Never tried the CAA stuff.... are they similar to the Fuchs ODS? Many favorable reviews on them for sure.

My take on the Fuchs (which is really a dumble derivative) was just that it was a lot of money for what it did. There are some seriously good D-style pedals out there these days... so if I wanted that sound I might add one to my chain and use a real good one channel clean amp.

Sean Meredith-Jones
http://www.seanmeredithjones.com


----------



## seanmj (May 9, 2009)

zdogma said:


> Hi Sean,
> 
> I have a great old Route 66 if you're ever in the Ottawa area.
> 
> ...


Thanks for the feedback Zdogma. If you were local.... I'd so be there. I hardly ever get out that way unfortunately. 

I'm a huge fan of all the Z stuff I've tried... though I haven't found the one that does everything I want.

The Route 66 amp might be my ticket... but I really have to try one first. I've listened to as many clips as I can.... some I have really liked... others not so much.

I had a friend who bought one... and I heard him play through it full throttle with a tele.... and it sounded goooooooooddddd. He did get rid of it a few weeks later because the ghost note issue really bothered him.

Me personally... when he demonstrated the ghost note phenomenon, it didn't really bother me when I heard it. I'd still have to plug my strat into one to hear it for sure. Unfortunately... I'm rarely in the Ottawa area....

The maz is reportedly the most versatile Z amp... and I did like the maz 18 quite a bit. I would love to try the 66 and the 38 side by side though. Are you ever in the Toronto/gta area?

L&M sold their maz 38 that I was hoping to try... and I haven't seen a 66 in there in a really long time.... if anyone in the Toronto area has one... let me know. I'd be happy to bring anything I have for you to try as well... and I'll bring a couple of lattes...

Sean Meredith-Jones
http://www.seanmeredithjones.com


----------



## zdogma (Mar 21, 2006)

I get to Toronto now and again for work, but I don't usually have gear with me...

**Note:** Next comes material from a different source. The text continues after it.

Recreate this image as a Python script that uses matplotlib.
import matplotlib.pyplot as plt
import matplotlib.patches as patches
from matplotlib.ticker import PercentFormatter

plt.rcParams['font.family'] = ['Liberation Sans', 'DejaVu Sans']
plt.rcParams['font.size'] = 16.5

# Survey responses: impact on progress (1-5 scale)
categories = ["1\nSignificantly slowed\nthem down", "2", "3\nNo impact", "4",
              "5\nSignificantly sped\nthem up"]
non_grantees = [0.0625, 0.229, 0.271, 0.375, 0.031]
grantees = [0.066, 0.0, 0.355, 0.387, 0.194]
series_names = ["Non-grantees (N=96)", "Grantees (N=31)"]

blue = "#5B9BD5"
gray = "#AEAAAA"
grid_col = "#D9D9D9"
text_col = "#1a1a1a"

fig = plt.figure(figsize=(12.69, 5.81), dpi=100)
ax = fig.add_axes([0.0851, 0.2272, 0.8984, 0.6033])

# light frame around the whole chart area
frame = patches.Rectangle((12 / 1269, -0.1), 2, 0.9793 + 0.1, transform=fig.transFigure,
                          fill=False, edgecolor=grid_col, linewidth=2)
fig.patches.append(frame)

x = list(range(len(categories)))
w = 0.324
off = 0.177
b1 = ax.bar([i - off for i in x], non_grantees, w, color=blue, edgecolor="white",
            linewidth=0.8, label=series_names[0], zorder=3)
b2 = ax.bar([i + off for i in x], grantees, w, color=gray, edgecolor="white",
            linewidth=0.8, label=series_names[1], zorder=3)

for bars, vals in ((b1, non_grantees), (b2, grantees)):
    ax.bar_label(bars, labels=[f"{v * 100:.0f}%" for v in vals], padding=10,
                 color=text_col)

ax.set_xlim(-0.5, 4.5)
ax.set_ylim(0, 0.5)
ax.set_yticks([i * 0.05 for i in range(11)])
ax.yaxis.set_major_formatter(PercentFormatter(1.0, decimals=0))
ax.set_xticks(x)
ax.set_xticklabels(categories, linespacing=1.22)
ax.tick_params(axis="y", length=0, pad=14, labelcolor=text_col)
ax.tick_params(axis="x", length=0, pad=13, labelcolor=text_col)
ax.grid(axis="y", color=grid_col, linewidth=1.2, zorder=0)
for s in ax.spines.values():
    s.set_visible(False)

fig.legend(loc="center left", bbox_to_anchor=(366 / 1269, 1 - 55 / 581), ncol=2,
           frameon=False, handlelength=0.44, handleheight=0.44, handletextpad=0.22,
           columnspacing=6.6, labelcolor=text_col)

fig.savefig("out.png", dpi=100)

I find the Maz 38 is slightly fatter sounding than the 18, a bit less bright, but overall pretty similar.

They have both a Route 66 and a Maz 38 in stock at Lauzon's here in Ottawa.


----------



## jmb2 (May 18, 2009)

Big loud clean? Some 'hair' on the notes? Work well with pedals?

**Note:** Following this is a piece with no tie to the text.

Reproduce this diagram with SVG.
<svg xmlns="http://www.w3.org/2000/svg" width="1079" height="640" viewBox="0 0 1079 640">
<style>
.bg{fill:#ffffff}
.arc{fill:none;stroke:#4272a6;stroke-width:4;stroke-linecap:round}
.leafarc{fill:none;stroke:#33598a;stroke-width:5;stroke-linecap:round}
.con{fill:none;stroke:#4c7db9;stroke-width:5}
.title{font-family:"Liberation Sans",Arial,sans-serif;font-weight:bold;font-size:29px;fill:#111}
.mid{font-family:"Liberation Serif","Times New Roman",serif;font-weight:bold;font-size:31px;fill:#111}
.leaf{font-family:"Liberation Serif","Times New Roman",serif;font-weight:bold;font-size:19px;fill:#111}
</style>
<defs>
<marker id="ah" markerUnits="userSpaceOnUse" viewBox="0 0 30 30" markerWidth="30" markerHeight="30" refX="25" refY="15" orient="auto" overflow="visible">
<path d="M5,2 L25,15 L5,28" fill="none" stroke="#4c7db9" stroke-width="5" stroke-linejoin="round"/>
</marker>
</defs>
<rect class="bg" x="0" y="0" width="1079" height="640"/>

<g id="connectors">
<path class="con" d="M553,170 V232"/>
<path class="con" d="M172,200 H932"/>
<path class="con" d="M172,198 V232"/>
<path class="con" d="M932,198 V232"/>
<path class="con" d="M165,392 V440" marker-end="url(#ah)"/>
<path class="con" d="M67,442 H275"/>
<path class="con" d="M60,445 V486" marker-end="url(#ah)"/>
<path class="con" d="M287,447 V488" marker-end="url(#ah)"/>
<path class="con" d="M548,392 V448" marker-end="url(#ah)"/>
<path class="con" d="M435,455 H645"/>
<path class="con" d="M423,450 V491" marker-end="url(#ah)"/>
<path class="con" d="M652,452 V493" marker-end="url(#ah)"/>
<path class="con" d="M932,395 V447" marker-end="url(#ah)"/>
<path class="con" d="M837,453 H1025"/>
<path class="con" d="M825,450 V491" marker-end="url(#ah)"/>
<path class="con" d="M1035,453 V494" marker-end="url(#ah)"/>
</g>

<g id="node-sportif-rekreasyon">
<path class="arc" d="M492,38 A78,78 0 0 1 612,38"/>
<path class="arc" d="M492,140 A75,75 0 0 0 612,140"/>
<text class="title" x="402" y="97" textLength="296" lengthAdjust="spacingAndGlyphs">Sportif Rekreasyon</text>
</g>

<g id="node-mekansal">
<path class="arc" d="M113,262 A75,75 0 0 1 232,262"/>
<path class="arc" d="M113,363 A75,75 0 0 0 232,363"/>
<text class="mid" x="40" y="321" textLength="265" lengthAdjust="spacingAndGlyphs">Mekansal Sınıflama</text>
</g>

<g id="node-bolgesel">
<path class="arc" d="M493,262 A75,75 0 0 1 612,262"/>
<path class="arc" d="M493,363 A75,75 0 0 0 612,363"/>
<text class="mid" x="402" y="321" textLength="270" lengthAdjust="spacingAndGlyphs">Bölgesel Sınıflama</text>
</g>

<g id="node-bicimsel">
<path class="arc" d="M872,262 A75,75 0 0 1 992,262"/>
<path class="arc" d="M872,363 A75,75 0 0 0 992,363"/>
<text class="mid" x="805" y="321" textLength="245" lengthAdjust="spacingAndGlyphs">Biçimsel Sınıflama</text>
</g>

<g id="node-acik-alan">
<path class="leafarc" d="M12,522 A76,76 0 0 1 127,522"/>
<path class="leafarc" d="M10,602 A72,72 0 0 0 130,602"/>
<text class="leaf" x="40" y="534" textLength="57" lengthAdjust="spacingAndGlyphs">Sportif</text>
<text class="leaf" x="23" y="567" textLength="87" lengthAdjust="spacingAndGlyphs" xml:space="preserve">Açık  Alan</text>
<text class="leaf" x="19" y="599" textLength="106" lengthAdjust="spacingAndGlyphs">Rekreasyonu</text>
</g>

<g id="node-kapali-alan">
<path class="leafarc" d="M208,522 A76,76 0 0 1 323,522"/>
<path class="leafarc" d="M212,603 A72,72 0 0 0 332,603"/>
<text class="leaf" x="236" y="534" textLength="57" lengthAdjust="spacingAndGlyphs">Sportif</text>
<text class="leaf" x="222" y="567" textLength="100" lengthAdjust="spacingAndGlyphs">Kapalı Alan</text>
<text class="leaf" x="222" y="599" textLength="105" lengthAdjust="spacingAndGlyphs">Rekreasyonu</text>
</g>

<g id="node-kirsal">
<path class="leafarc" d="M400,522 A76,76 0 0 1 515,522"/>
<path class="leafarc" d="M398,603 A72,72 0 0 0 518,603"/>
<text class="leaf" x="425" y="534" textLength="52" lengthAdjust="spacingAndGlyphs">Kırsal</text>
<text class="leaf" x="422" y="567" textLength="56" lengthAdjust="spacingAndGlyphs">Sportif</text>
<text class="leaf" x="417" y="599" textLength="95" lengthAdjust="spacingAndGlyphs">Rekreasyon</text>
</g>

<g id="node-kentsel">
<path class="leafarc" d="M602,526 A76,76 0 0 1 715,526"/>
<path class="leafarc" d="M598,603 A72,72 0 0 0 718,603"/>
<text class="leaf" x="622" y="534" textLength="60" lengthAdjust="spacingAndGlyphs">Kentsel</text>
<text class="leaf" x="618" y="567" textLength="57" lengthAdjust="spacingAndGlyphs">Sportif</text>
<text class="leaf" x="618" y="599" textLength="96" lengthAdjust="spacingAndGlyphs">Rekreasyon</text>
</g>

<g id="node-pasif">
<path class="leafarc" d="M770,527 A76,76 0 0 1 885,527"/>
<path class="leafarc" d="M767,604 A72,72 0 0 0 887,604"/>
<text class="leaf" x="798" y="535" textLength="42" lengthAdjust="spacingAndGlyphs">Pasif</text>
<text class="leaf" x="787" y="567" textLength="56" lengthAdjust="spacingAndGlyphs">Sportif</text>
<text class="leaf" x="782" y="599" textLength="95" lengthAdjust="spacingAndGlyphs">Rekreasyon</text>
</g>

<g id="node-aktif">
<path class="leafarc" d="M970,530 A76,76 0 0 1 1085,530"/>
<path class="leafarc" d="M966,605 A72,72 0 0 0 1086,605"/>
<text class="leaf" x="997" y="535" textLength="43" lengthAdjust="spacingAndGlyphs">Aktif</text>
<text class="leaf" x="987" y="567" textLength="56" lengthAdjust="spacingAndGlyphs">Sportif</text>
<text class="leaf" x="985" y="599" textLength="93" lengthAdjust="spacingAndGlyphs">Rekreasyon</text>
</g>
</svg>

Dr Z Rt 66, EZG-50, Galaxie are all good ... but suggest the Remedy ahead of those - works nice with 112, 212, 412 or various 10 configurations as well. Plenny of volume and will go from clean to mean. :smile:

cheers always, eh

Joel


----------



## seanmj (May 9, 2009)

jmb2 said:


> Big loud clean? Some 'hair' on the notes? Work well with pedals?
> 
> Dr Z Rt 66, EZG-50, Galaxie are all good ... but suggest the Remedy ahead of those - works nice with 112, 212, 412 or various 10 configurations as well. Plenny of volume and will go from clean to mean. :smile:
> 
> ...


I've heard great things about this head (remedy). Do you know where I could try one in the gta? L&M aren't stalking very many z amps anymore.

Sean Meredith-Jones
http://www.seanmeredithjones.com


----------



## Gizmo (Aug 7, 2008)

How about a Fender Supersonic. Sparkly Vibrolux cleans, Bassman grit and a high gain channel.
I just happen to have a head for sale ;-)


----------



## seanmj (May 9, 2009)

Gizmo said:


> How about a Fender Supersonic. Sparkly Vibrolux cleans, Bassman grit and a high gain channel.
> I just happen to have a head for sale ;-)


mmmm.... vewee intowesting. How much? 

Sean Meredith-Jones
http://www.seanmeredithjones.com


----------



## Gizmo (Aug 7, 2008)

Hi Sean, just PM'd you.


----------



## Tarl (Feb 4, 2006)

seanmj said:


> Never tried the CAA stuff.... are they similar to the Fuchs ODS? Many favorable reviews on them for sure.
> 
> My take on the Fuchs (which is really a dumble derivative) was just that it was a lot of money for what it did. There are some seriously good D-style pedals out there these days... so if I wanted that sound I might add one to my chain and use a real good one channel clean amp.
> 
> ...


Here are links to a couple of short videos showing the tones available on the CAA OD 100 jst by switching channels. I believe this is the guitar straight into the amp without any pedals. I run mine in 50 watt mode but it sounds about the same. 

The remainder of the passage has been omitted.